> **GIVEN REQUEST**
Find the lines of data that contain the string "this", then list them.

> **DATASET CONTENT**
+--
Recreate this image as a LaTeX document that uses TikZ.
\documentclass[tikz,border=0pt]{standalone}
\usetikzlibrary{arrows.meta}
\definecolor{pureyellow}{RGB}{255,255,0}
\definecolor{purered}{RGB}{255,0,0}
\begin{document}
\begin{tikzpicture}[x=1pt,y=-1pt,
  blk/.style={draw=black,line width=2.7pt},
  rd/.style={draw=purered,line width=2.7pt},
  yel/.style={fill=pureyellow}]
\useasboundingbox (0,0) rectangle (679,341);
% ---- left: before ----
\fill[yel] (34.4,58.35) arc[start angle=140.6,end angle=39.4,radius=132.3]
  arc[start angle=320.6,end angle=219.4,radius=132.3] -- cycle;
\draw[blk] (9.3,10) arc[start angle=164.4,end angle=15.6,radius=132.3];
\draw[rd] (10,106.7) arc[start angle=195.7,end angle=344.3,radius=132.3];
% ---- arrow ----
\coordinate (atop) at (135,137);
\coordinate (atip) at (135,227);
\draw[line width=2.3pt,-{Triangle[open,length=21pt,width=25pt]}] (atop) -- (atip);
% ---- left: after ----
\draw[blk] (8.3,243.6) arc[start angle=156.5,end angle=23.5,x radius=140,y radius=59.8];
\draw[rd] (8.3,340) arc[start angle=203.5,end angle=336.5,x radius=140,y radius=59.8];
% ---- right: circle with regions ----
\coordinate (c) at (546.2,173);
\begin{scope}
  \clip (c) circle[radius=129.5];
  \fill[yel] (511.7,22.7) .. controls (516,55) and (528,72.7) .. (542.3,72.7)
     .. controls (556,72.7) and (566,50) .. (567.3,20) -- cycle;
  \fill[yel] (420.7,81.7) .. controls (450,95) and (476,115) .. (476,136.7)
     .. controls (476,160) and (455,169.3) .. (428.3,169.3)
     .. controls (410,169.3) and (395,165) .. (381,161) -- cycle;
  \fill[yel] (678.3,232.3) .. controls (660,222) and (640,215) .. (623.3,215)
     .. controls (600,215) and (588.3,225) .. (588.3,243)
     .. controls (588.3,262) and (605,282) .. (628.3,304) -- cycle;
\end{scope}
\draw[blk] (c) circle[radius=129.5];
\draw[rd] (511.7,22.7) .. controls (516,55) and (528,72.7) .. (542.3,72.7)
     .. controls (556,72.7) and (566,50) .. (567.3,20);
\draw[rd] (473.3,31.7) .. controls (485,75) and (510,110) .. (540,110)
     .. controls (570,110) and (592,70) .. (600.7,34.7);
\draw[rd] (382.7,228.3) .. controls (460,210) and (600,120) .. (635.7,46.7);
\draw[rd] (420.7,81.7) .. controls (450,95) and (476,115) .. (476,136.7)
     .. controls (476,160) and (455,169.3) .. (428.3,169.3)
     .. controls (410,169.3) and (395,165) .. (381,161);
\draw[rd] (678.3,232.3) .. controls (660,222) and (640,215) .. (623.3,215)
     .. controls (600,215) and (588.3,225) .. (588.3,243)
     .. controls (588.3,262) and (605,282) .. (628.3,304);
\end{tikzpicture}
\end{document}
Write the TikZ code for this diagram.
+--
> **TASK RESPONSE**
Recreate this image as a LaTeX document that uses TikZ.
Write the TikZ code for this diagram.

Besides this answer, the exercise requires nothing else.